Habitué jusque là aux films chocs, traitant de sujets d'actualités comme la violence indépendantiste ("Hunger") ou l'addiction au sexe ("Shame"), le réalisateur anglais Steve McQueen s'intéresse cette fois-ci à un récit historique, relatant le calvaire d'un homme noir, séparé de sa famille, devenant esclave en Louisiane, État du sud des États-Unis, et ballotté de propriété en propriété. Car comme le montre fort justement le film, sa survie, si elle a peu de chance de passer par la rébellion ou la fuite, vouées à un échec quasi certain, n'est pas plus assurée par sa condition d'homme éduqué, ayant certaines facilités avec les sciences de l'ingénierie ou la musique.
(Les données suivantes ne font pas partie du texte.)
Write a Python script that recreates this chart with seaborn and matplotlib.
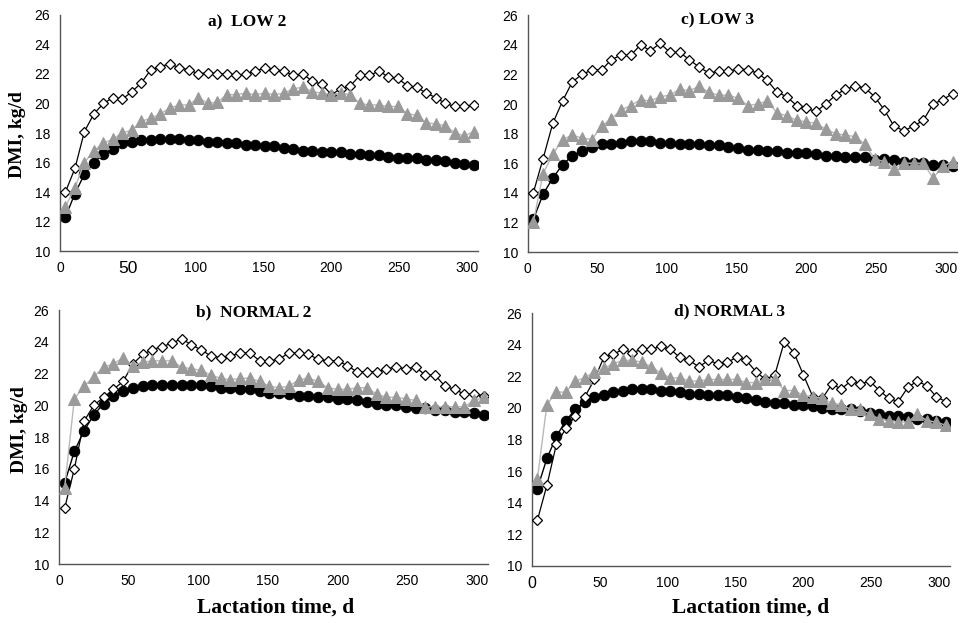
import numpy as np
import pandas as pd
import matplotlib
matplotlib.use('Agg')
import matplotlib.pyplot as plt
import seaborn as sns

### DATA ###
# lactation day of each weekly point
days = list(range(4, 306, 7))  # 4, 11, ..., 305

# a) LOW 2
low2_circle = [12.3, 13.9, 15.2, 16.0, 16.6, 16.9, 17.3, 17.4, 17.5, 17.5,
               17.6, 17.6, 17.6, 17.5, 17.5, 17.4, 17.4, 17.3, 17.3, 17.2,
               17.2, 17.1, 17.1, 17.0, 16.9, 16.8, 16.8, 16.7, 16.7, 16.7,
               16.6, 16.6, 16.5, 16.5, 16.4, 16.3, 16.3, 16.3, 16.2, 16.2,
               16.1, 16.0, 15.9, 15.8]
low2_tri = [13.0, 14.3, 16.0, 16.8, 17.3, 17.6, 18.0, 18.2, 18.8, 19.0,
            19.3, 19.7, 19.9, 19.9, 20.4, 20.0, 20.1, 20.6, 20.6, 20.7,
            20.6, 20.7, 20.6, 20.7, 21.0, 21.1, 20.8, 20.7, 20.6, 20.7,
            20.6, 20.0, 19.9, 19.9, 19.8, 19.8, 19.3, 19.2, 18.7, 18.6,
            18.5, 18.0, 17.8, 18.1]
low2_diam = [14.0, 15.6, 18.1, 19.3, 20.0, 20.4, 20.3, 20.8, 21.4, 22.3,
             22.5, 22.7, 22.4, 22.3, 22.0, 22.1, 22.0, 22.0, 21.9, 22.0,
             22.2, 22.4, 22.3, 22.2, 21.9, 22.0, 21.5, 21.3, 20.6, 21.0,
             21.2, 21.9, 21.9, 22.2, 21.8, 21.7, 21.2, 21.1, 20.7, 20.4,
             20.0, 19.8, 19.8, 19.9]

# c) LOW 3
low3_circle = [12.2, 13.9, 15.0, 15.9, 16.5, 16.8, 17.1, 17.3, 17.3, 17.4,
               17.5, 17.5, 17.5, 17.4, 17.4, 17.3, 17.3, 17.3, 17.2, 17.2,
               17.1, 17.0, 16.9, 16.9, 16.8, 16.8, 16.7, 16.7, 16.7, 16.6,
               16.5, 16.5, 16.4, 16.4, 16.4, 16.2, 16.3, 16.2, 16.1, 16.0,
               16.0, 15.9, 15.9, 15.8]
low3_tri = [12.0, 15.3, 16.6, 17.6, 17.9, 17.7, 17.6, 18.5, 19.0, 19.6,
            19.9, 20.3, 20.2, 20.5, 20.6, 21.0, 20.9, 21.2, 20.8, 20.6,
            20.6, 20.4, 19.9, 20.0, 20.2, 19.4, 19.2, 18.9, 18.8, 18.7,
            18.3, 18.0, 17.9, 17.8, 17.3, 16.3, 16.1, 15.6, 16.0, 16.0,
            16.0, 15.0, 15.8, 16.1]
low3_diam = [14.0, 16.3, 18.7, 20.2, 21.5, 22.0, 22.3, 22.3, 23.0, 23.3,
             23.3, 24.0, 23.6, 24.1, 23.5, 23.5, 23.0, 22.5, 22.1, 22.2,
             22.2, 22.4, 22.3, 22.1, 21.6, 20.8, 20.5, 19.9, 19.7, 19.5,
             20.0, 20.6, 21.0, 21.2, 21.1, 20.5, 19.6, 18.5, 18.2, 18.5,
             18.9, 20.0, 20.3, 20.7]

# b) NORMAL 2
norm2_circle = [15.1, 17.1, 18.4, 19.4, 20.1, 20.6, 20.9, 21.1, 21.2, 21.3,
                21.3, 21.3, 21.3, 21.3, 21.3, 21.2, 21.1, 21.1, 21.0, 21.0,
                20.9, 20.8, 20.8, 20.7, 20.6, 20.6, 20.5, 20.5, 20.4, 20.4,
                20.3, 20.2, 20.1, 20.0, 20.0, 19.9, 19.8, 19.8, 19.7, 19.7,
                19.6, 19.6, 19.5, 19.4]
norm2_tri = [14.8, 20.4, 21.2, 21.8, 22.4, 22.6, 23.0, 22.5, 22.7, 22.8,
             22.8, 22.8, 22.4, 22.3, 22.2, 21.9, 21.7, 21.6, 21.7, 21.7,
             21.5, 21.2, 21.1, 21.2, 21.6, 21.7, 21.5, 21.1, 21.0, 21.0,
             21.1, 21.1, 20.7, 20.5, 20.5, 20.4, 20.3, 19.9, 19.9, 19.9,
             19.9, 19.9, 20.3, 20.5]
norm2_diam = [13.5, 16.0, 19.0, 20.0, 20.5, 21.0, 21.5, 22.6, 23.2, 23.5,
              23.7, 23.9, 24.2, 23.8, 23.5, 23.1, 23.0, 23.1, 23.3, 23.3,
              22.8, 22.8, 22.9, 23.3, 23.3, 23.2, 22.9, 22.8, 22.8, 22.5,
              22.1, 22.1, 22.1, 22.3, 22.4, 22.3, 22.4, 21.9, 21.9, 21.2,
              21.0, 20.7, 20.7, 20.6]

# d) NORMAL 3
norm3_circle = [14.9, 16.8, 18.2, 19.2, 19.9, 20.4, 20.7, 20.8, 21.0, 21.1,
                21.2, 21.2, 21.2, 21.1, 21.1, 21.0, 20.9, 20.9, 20.8, 20.8,
                20.8, 20.7, 20.6, 20.5, 20.4, 20.3, 20.3, 20.2, 20.2, 20.1,
                20.0, 19.9, 19.9, 19.9, 19.8, 19.7, 19.6, 19.5, 19.5, 19.4,
                19.3, 19.3, 19.2, 19.1]
norm3_tri = [15.5, 20.2, 21.0, 21.0, 21.7, 21.9, 22.3, 22.5, 22.8, 23.0,
             23.0, 22.9, 22.6, 22.2, 21.9, 21.9, 21.7, 21.7, 21.8, 21.8,
             21.8, 21.8, 21.6, 21.6, 21.8, 21.8, 21.1, 21.1, 20.8, 20.7,
             20.6, 20.3, 20.2, 19.9, 19.9, 19.6, 19.3, 19.2, 19.1, 19.1,
             19.6, 19.2, 19.1, 18.9]
norm3_diam = [12.9, 15.1, 17.7, 18.7, 19.5, 20.7, 21.8, 23.2, 23.4, 23.7,
              23.5, 23.7, 23.7, 23.9, 23.7, 23.2, 23.0, 22.6, 23.0, 22.8,
              22.9, 23.2, 23.0, 22.3, 21.8, 22.1, 24.2, 23.5, 22.1, 20.7,
              20.6, 21.5, 21.2, 21.7, 21.5, 21.7, 21.1, 20.6, 20.4, 21.3,
              21.7, 21.4, 20.7, 20.4]

titles = ['a)  LOW 2', 'c) LOW 3', 'b)  NORMAL 2', 'd) NORMAL 3']
y_label = 'DMI, kg/d'
x_label = 'Lactation time, d'

### FIGURE ###
sns.set_style('white')
plt.rcParams['font.family'] = ['Liberation Sans', 'DejaVu Sans']
plt.rcParams['text.color'] = 'black'
plt.rcParams['xtick.color'] = 'black'
plt.rcParams['ytick.color'] = 'black'

fig = plt.figure(figsize=(9.63, 6.23), dpi=100)

# axes boxes in figure fractions (left, bottom, width, height)
boxes = [(0.0623, 0.597, 0.434, 0.379),
         (0.548, 0.5955, 0.4455, 0.380),
         (0.0613, 0.0947, 0.4455, 0.4077),
         (0.5524, 0.0915, 0.434, 0.406)]
panels = [(low2_circle, low2_tri, low2_diam),
          (low3_circle, low3_tri, low3_diam),
          (norm2_circle, norm2_tri, norm2_diam),
          (norm3_circle, norm3_tri, norm3_diam)]
title_pos = [(247, 22), (718, 20), (254, 312), (730, 311)]

axes = []
for box, (circ, tri, diam) in zip(boxes, panels):
    ax = fig.add_axes(box)
    # black circles underneath, then open diamonds, grey triangles on top
    sns.lineplot(x=days, y=circ, ax=ax, color='black', linewidth=1.0,
                 marker='o', markersize=7.5, markeredgecolor='black',
                 markerfacecolor='black', zorder=2)
    sns.lineplot(x=days, y=diam, ax=ax, color='black', linewidth=0.9,
                 marker='D', markersize=5.6, markeredgecolor='black',
                 markerfacecolor='white', markeredgewidth=0.9, zorder=3)
    sns.lineplot(x=days, y=tri, ax=ax, color='#b8b8b8', linewidth=1.0,
                 marker='^', markersize=8, markeredgecolor='#9a9a9a',
                 markerfacecolor='#9a9a9a', zorder=4)
    ax.set_xlim(0, 308)
    ax.set_ylim(10, 26)
    ax.set_xticks([0, 50, 100, 150, 200, 250, 300])
    ax.set_yticks([10, 12, 14, 16, 18, 20, 22, 24, 26])
    for s in ['top', 'right']:
        ax.spines[s].set_visible(False)
    for s in ['left', 'bottom']:
        ax.spines[s].set_color('#555555')
        ax.spines[s].set_linewidth(1.0)
    ax.tick_params(axis='both', direction='out', length=4, width=1,
                   color='#555555', labelcolor='black', labelsize=10, pad=3)
    ax.set_xlabel('')
    ax.set_ylabel('')
    axes.append(ax)

# odd oversized tick labels in the original
axes[0].get_xticklabels()[1].set_fontsize(12.5)
axes[3].get_xticklabels()[0].set_fontsize(11.5)

serif = ['Liberation Serif', 'DejaVu Serif']
for (tx, ty), t in zip(title_pos, titles):
    fig.text(tx / 963, 1 - ty / 623, t, ha='center', va='center',
             fontsize=12.5, fontweight='bold', family=serif)

fig.text(17 / 963, 1 - 135 / 623, y_label, rotation=90, ha='center',
         va='center', fontsize=14, fontweight='bold', family=serif)
fig.text(20 / 963, 1 - 430 / 623, y_label, rotation=90, ha='center',
         va='center', fontsize=14, fontweight='bold', family=serif)
fig.text(276 / 963, 1 - 608 / 623, x_label, ha='center', va='center',
         fontsize=15.5, fontweight='bold', family=serif)
fig.text(751 / 963, 1 - 608 / 623, x_label, ha='center', va='center',
         fontsize=15.5, fontweight='bold', family=serif)

plt.savefig('out.png', dpi=100)
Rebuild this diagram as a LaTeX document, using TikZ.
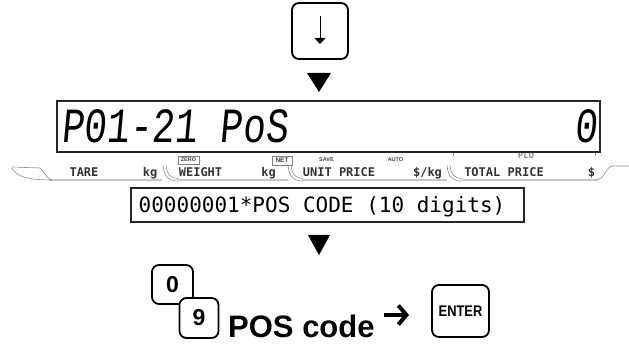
\documentclass[tikz,border=0pt]{standalone}
\usepackage{fontspec}
\usepackage{graphicx}
\setmainfont{Liberation Sans}
\newfontfamily\monofam{DejaVu Sans Mono}
\newfontfamily\lcdfam[FakeSlant=0.12]{Liberation Mono}
\newcommand\myfs[1]{\fontsize{#1}{#1}\selectfont}
\usetikzlibrary{arrows.meta}
\begin{document}
\begin{tikzpicture}[x=1pt,y=-1pt,
  key/.style={draw=black, line width=1.8pt, rounded corners=7pt, fill=white, inner sep=0pt},
  lab/.style={font={\monofam\bfseries\myfs{12}}, text=black!80, inner sep=0pt, anchor=base},
  tinylab/.style={font={\bfseries\myfs{5.5}}, text=black!75, inner sep=0.5pt},
  barline/.style={draw=black!22, line width=2.5pt},
  tabline/.style={draw=black!45, line width=0.6pt},
  bigarrow/.style={line width=4pt, -{Straight Barb[length=8pt,width=19pt]}}]
\useasboundingbox (0,0) rectangle (629,347);

% down key
\node[key, minimum width=56pt, minimum height=56pt] (down) at (320,31) {};
\coordinate (dtop) at (320,16);
\coordinate (dbot) at (320,44);
\draw[line width=1pt, -{Triangle[length=6pt,width=11pt]}] (dtop) -- (dbot);

% triangle 1
\coordinate (t1) at (319,73);
\fill (307,73) -- (331,73) -- (319,92) -- cycle;

% PLU indicator
\draw[draw=black!40, line width=1pt] (453,156) -- (453,153) -- (595,153) -- (595,156);
\node[font={\monofam\bfseries\myfs{9}}, text=black!45, fill=white, inner xsep=3pt, inner ysep=0pt] (plu) at (526,155) {PLU};

% display
\node[draw=black!85, line width=2pt, fill=white, minimum width=543pt, minimum height=51pt, inner sep=0pt] (disp) at (328.5,126.5) {};
\node[font={\lcdfam\myfs{37.8}}, anchor=base west, inner sep=0pt] (lcdl) at (61,143) {\scalebox{1}[1.3]{P01-21 PoS}};
\node[font={\lcdfam\myfs{37.8}}, anchor=base east, inner sep=0pt] (lcdr) at (597,143) {\scalebox{1}[1.3]{0}};

% label bar
\draw[barline] (50,180) -- (162,180);
\draw[barline] (177,180) -- (288,180);
\draw[barline] (302,180) -- (447,180);
\draw[barline] (462,180) -- (597,180);
\foreach \x in {163,288,447} {
  \draw[tabline] (\x,165) .. controls (\x+1,177) and (\x+6,181) .. (\x+15,181);
  \draw[tabline] (\x+3,165) .. controls (\x+4,175) and (\x+8,178.5) .. (\x+15,178.5);
}
\draw[tabline] (12,167) -- (40,168) .. controls (44,170) and (45,178) .. (52,180);
\draw[tabline] (12,168) .. controls (16,176) and (26,180) .. (52,180);
\draw[tabline] (596,180) .. controls (605,179) and (606,166) .. (613,166) -- (629,166);

\node[lab] (tare) at (84,177) {TARE};
\node[lab] (kg1) at (150,177) {kg};
\node[lab] (weight) at (200.5,177) {WEIGHT};
\node[lab] (kg2) at (268.5,177) {kg};
\node[lab] (unitp) at (339,177) {UNIT PRICE};
\node[lab] (perkg) at (427.5,177) {\$/kg};
\node[lab] (totalp) at (504,177) {TOTAL PRICE};
\node[lab] (dollar) at (591.5,177) {\$};

\node[tinylab, draw=black!50, line width=0.6pt, minimum width=21pt, minimum height=8pt] (zero) at (188.5,160) {ZERO};
\node[tinylab, font={\bfseries\myfs{6.5}}, draw=black!50, line width=0.6pt, minimum width=20pt, minimum height=9pt] (net) at (282,160.5) {NET};
\node[tinylab] (save) at (326.5,160) {SAVE};
\node[tinylab] (auto) at (395.5,160) {AUTO};

% POS code box
\node[draw=black!85, line width=1.5pt, minimum width=393pt, minimum height=34pt, inner sep=0pt] (posbox) at (327.5,205) {};
\node[font={\monofam\myfs{21}}, anchor=base west, inner sep=0pt] (postxt) at (138.5,212.5) {00000001*POS CODE (10 digits)};

% triangle 2
\coordinate (t2) at (319,235);
\fill (308,235) -- (330,235) -- (319,255) -- cycle;

% keys
\node[key, minimum width=41pt, minimum height=39pt, font={\bfseries\myfs{23}}] (k0) at (172.5,284.5) {0};
\node[key, minimum width=39pt, minimum height=40pt, font={\bfseries\myfs{23}}] (k9) at (199,318) {9};
\node[anchor=base west, inner sep=0pt, font={\bfseries\myfs{31}}] (pc) at (228,337) {POS code};
\node[key, minimum width=57pt, minimum height=52pt, font={\bfseries\myfs{14}}] (ent) at (460.5,311) {\scalebox{0.92}[1.1]{ENTER}};
\coordinate (a1) at (384,315);
\coordinate (a2) at (409,315);
\draw[bigarrow] (a1) -- (a2);
\end{tikzpicture}
\end{document}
Car si ces dons lui valent une certaine indulgence chez les propriétaires, lorsque ceux-ci ne sont pas de simples marchands, ils peuvent aussi lui valoir l'animosité des hommes de mains.
Film en costumes, "12 Years a Slave" est un film sans concession, à la limite du documentaire, et prenant donc le contre-pied d'un Tarantino, qui rêvait dans son "Django Unchained" d'une révolte héroïques d'un esclave, vengeant dans une violence jubilatoire la condition des siens. Ici point de fantaisie, mais une reconstitution minutieuse de la condition d'esclave, pour mieux nous faire accompagner la souffrance de ses hommes et femmes, lacérés dans leur chair, humiliés, torturés, meurtris dans leurs âmes d'êtres malgré tout humains. Et tant pis pour ceux qui trouveront que le réalisateur en montre trop : rien ne vaut une démonstration par l'image.
Ode à la capacité de survie de l'homme, "12 Years a Slave" est servi par casting exceptionnel, avec en tête d'affiche un acteur principal totalement voué à son rôle, Chiwetel Ejiofor, l'allure massive, le regard brisé, divisé entre ses compagnons d'infortunes et son profond désir de retrouver sa vie d'avant. Face à lui, les esclavagistes se succèdent, du revendeur Paul Giamatti, au mari infidèle interprété par le toujours impressionnant Michael Fassbender, en passant par celui qui aperçoit en lui un homme intelligent et sensible, Benedict Cumberbatch, flanqué d'un homme de main retord en la personne de Paul Dano (impressionnant de haine fébrile) et un abolitionniste canadien interprété par Brad Pitt. Une vraie réussite dont vous ne ressortirez pas indemne et qui devrait ravir nombre de récompenses dans les mois à venir.